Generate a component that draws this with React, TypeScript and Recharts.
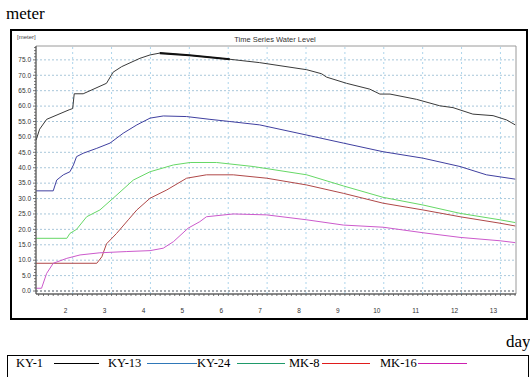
import { LineChart, Line, XAxis, YAxis, ReferenceLine, ReferenceArea } from 'recharts';

// day axis labels and level grid (values shown as "75.0" etc.)
const dayTicks = [2, 3, 4, 5, 6, 7, 8, 9, 10, 11, 12, 13];
const levelTicks = [0, 5, 10, 15, 20, 25, 30, 35, 40, 45, 50, 55, 60, 65, 70, 75];

const ky1Day = [1.06, 1.15, 1.33, 1.91, 2.0, 2.04, 2.27, 2.87, 3.04, 3.26, 3.73, 3.99, 4.24, 5.0, 6.04, 6.81, 8.02, 8.4, 8.53, 9.04, 9.64, 9.9, 10.16, 10.84, 11.44, 11.78, 12.29, 12.81, 13.16, 13.38];
const ky1Level = [49.0, 52.5, 55.7, 58.8, 59.2, 64.0, 64.0, 67.4, 71.0, 72.8, 75.5, 76.6, 77.2, 76.5, 75.2, 74.1, 71.8, 70.5, 69.4, 67.4, 65.5, 63.9, 63.9, 62.2, 60.1, 59.5, 57.4, 56.9, 55.5, 53.9];

const ky13Day = [1.06, 1.5, 1.59, 1.76, 1.93, 2.02, 2.1, 2.27, 2.62, 2.96, 3.3, 3.65, 3.99, 4.33, 4.93, 5.53, 6.04, 6.81, 8.02, 8.96, 9.98, 11.01, 11.96, 12.64, 13.38];
const ky13Level = [32.5, 32.5, 36.0, 37.7, 38.7, 40.9, 43.6, 44.7, 46.3, 48.0, 51.2, 53.9, 56.1, 56.8, 56.6, 55.7, 55.0, 53.9, 50.6, 48.0, 45.2, 43.1, 40.4, 37.7, 36.3];

const ky24Day = [1.06, 1.85, 1.93, 2.1, 2.36, 2.7, 3.04, 3.56, 3.99, 4.59, 5.02, 5.7, 6.64, 8.02, 8.96, 9.98, 11.01, 11.96, 12.99, 13.38];
const ky24Level = [17.1, 17.1, 18.7, 20.0, 24.1, 26.3, 30.1, 36.0, 38.7, 40.9, 41.7, 41.7, 40.4, 37.7, 34.1, 30.4, 27.9, 25.2, 23.1, 22.2];

const mk8Day = [1.06, 2.62, 2.75, 2.87, 3.13, 3.43, 3.65, 3.99, 4.42, 4.93, 5.44, 6.13, 6.99, 8.02, 8.96, 9.98, 11.01, 11.96, 12.99, 13.38];
const mk8Level = [9.0, 9.0, 11.1, 15.3, 18.7, 23.1, 26.3, 30.1, 32.8, 36.6, 37.7, 37.7, 36.6, 34.4, 31.7, 28.5, 26.3, 24.1, 22.0, 21.1];

const mk16Day = [1.06, 1.2, 1.33, 1.5, 1.85, 2.19, 2.7, 3.39, 3.99, 4.33, 4.59, 4.97, 5.27, 5.44, 6.13, 6.99, 8.02, 8.96, 9.98, 11.01, 11.96, 12.99, 13.38];
const mk16Level = [0.9, 0.9, 5.7, 9.0, 10.6, 11.7, 12.4, 12.8, 13.1, 13.9, 16.0, 20.4, 22.5, 24.1, 25.0, 24.7, 23.1, 21.4, 20.7, 18.9, 17.4, 16.3, 15.7];

const toPoints = (days: number[], levels: number[]) => days.map((d, i) => ({ day: d, level: levels[i] }));

const series = [
  { name: 'KY-1', data: toPoints(ky1Day, ky1Level), color: '#3a3a3a', legendColor: '#000000' },
  { name: 'KY-13', data: toPoints(ky13Day, ky13Level), color: '#4040a0', legendColor: '#2f78b8' },
  { name: 'KY-24', data: toPoints(ky24Day, ky24Level), color: '#66d866', legendColor: '#1f9a6a' },
  { name: 'MK-8', data: toPoints(ky24Day.length ? mk8Day : mk8Day, mk8Level), color: '#b04848', legendColor: '#e01c1c' },
  { name: 'MK-16', data: toPoints(mk16Day, mk16Level), color: '#cc5acc', legendColor: '#cc1fb0' },
];

// the heavy stroke on KY-1 around its peak
const ky1Bold = series[0].data.filter((p) => p.day >= 4.24 && p.day <= 6.04);

const X_MIN = 1.057;
const X_MAX = 13.4;
const Y_MIN = -0.97;
const Y_MAX = 79.5;

const minorDays: number[] = [];
for (let t = 1.125; t <= X_MAX; t += 0.125) minorDays.push(t);
const minorLevels: number[] = [];
for (let v = 0; v <= 79; v += 1) minorLevels.push(v);

const tickFont = '"Liberation Sans", Arial, sans-serif';

const XTick = (props: any) => {
  const { x, y, payload } = props;
  const v = payload.value;
  const major = Math.abs(v - Math.round(v)) < 1e-6;
  return (
    <g>
      <line x1={x} x2={x} y1={y} y2={y + 2} stroke="#555" strokeWidth={0.8} />
      {major && (
        <text x={x - 7} y={y + 19} textAnchor="middle" fontSize={6.5} fill="#333" fontFamily={tickFont}>
          {Math.round(v)}
        </text>
      )}
    </g>
  );
};

const YTick = (props: any) => {
  const { x, y, payload } = props;
  const v = payload.value;
  const major = v % 5 === 0;
  return (
    <g>
      <line x1={x - (major ? 3 : 2)} x2={x} y1={y} y2={y} stroke="#555" strokeWidth={0.8} />
      {major && (
        <text x={x - 5} y={y} dy={2.3} textAnchor="end" fontSize={6.5} fill="#333" fontFamily={tickFont}>
          {v.toFixed(1)}
        </text>
      )}
    </g>
  );
};

const legendItems = [
  { label: 'KY-1', textX: 16, lineX1: 54, lineX2: 99 },
  { label: 'KY-13', textX: 108, lineX1: 147, lineX2: 197 },
  { label: 'KY-24', textX: 197, lineX1: 237, lineX2: 285 },
  { label: 'MK-8', textX: 289, lineX1: 322, lineX2: 370 },
  { label: 'MK-16', textX: 380, lineX1: 418, lineX2: 467 },
];

export default function App() {
  return (
    <div
      style={{
        position: 'absolute',
        left: 0,
        top: 0,
        width: 530,
        height: 377,
        overflow: 'hidden',
        background: '#fff',
        fontFamily: '"Liberation Serif", "Times New Roman", serif',
      }}
    >
      <div style={{ position: 'absolute', left: 6, top: 5, fontSize: 17, lineHeight: 1, color: '#000' }}>meter</div>

      {/* outer frame of the plot image */}
      <div
        style={{
          position: 'absolute',
          left: 10,
          top: 29,
          width: 518,
          height: 291,
          boxSizing: 'border-box',
          border: '2px solid #000',
        }}
      />
      <div style={{ position: 'absolute', left: 17, top: 34, fontSize: 6, fontFamily: tickFont, color: '#444' }}>[meter]</div>
      <div
        style={{
          position: 'absolute',
          left: 0,
          width: 550,
          top: 35,
          textAlign: 'center',
          fontSize: 7.5,
          fontFamily: tickFont,
          color: '#333',
        }}
      >
        Time Series Water Level
      </div>

      <div style={{ position: 'absolute', left: 0, top: 0 }}>
        <LineChart width={530} height={377} margin={{ top: 46, right: 14, bottom: 63, left: 0 }}>
          <XAxis
            dataKey="day"
            type="number"
            domain={[X_MIN, X_MAX]}
            allowDataOverflow
            ticks={minorDays}
            interval={0}
            tick={<XTick />}
            tickLine={false}
            tickSize={0}
            tickMargin={0}
            height={20}
            axisLine={{ stroke: '#444' }}
          />
          <YAxis
            dataKey="level"
            type="number"
            domain={[Y_MIN, Y_MAX]}
            allowDataOverflow
            ticks={minorLevels}
            interval={0}
            tick={<YTick />}
            tickLine={false}
            tickSize={0}
            tickMargin={0}
            width={36}
            axisLine={{ stroke: '#555' }}
          />
          <ReferenceArea x1={X_MIN} x2={X_MAX} y1={Y_MIN} y2={Y_MAX} fill="none" stroke="#9a9a9a" strokeWidth={1} />
          {levelTicks.map((v) => (
            <ReferenceLine
              key={'h' + v}
              y={v}
              stroke={v === 0 ? '#4a5560' : '#93b9d0'}
              strokeDasharray="2 2"
              strokeWidth={v === 0 ? 1 : 0.8}
            />
          ))}
          {dayTicks.map((d) => (
            <ReferenceLine key={'v' + d} x={d} stroke="#a4d0ea" strokeDasharray="2 3" strokeWidth={0.9} />
          ))}
          {series.map((s) => (
            <Line
              key={s.name}
              data={s.data}
              dataKey="level"
              name={s.name}
              type="linear"
              stroke={s.color}
              strokeWidth={1}
              dot={false}
              isAnimationActive={false}
            />
          ))}
          <Line
            data={ky1Bold}
            dataKey="level"
            type="linear"
            stroke="#111"
            strokeWidth={2.2}
            dot={false}
            isAnimationActive={false}
            legendType="none"
          />
        </LineChart>
      </div>

      <div style={{ position: 'absolute', left: 506, top: 333, fontSize: 17, lineHeight: 1, color: '#000' }}>day</div>

      {/* legend box */}
      <div
        style={{
          position: 'absolute',
          left: 7,
          top: 355,
          width: 522,
          height: 40,
          boxSizing: 'border-box',
          border: '1.5px solid #000',
        }}
      />
      {legendItems.map((item, i) => (
        <div key={item.label}>
          <div
            style={{
              position: 'absolute',
              left: item.textX,
              top: 356,
              fontSize: 12.5,
              lineHeight: '14px',
              color: '#000',
            }}
          >
            {item.label}
          </div>
          <div
            style={{
              position: 'absolute',
              left: item.lineX1,
              top: 363,
              width: item.lineX2 - item.lineX1,
              height: 0,
              borderTop: '1.2px solid ' + series[i].legendColor,
            }}
          />
        </div>
      ))}
    </div>
  );
}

+ + + +

Everything from the first line to the line with "56.9, 55.5, 53.9];" must be repeated exactly, and nothing else. Leave the pictures out.

## RESULT OF THIS TASK:
Generate a component that draws this with React, TypeScript and Recharts.
import { LineChart, Line, XAxis, YAxis, ReferenceLine, ReferenceArea } from 'recharts';

// day axis labels and level grid (values shown as "75.0" etc.)
const dayTicks = [2, 3, 4, 5, 6, 7, 8, 9, 10, 11, 12, 13];
const levelTicks = [0, 5, 10, 15, 20, 25, 30, 35, 40, 45, 50, 55, 60, 65, 70, 75];

const ky1Day = [1.06, 1.15, 1.33, 1.91, 2.0, 2.04, 2.27, 2.87, 3.04, 3.26, 3.73, 3.99, 4.24, 5.0, 6.04, 6.81, 8.02, 8.4, 8.53, 9.04, 9.64, 9.9, 10.16, 10.84, 11.44, 11.78, 12.29, 12.81, 13.16, 13.38];
const ky1Level = [49.0, 52.5, 55.7, 58.8, 59.2, 64.0, 64.0, 67.4, 71.0, 72.8, 75.5, 76.6, 77.2, 76.5, 75.2, 74.1, 71.8, 70.5, 69.4, 67.4, 65.5, 63.9, 63.9, 62.2, 60.1, 59.5, 57.4, 56.9, 55.5, 53.9];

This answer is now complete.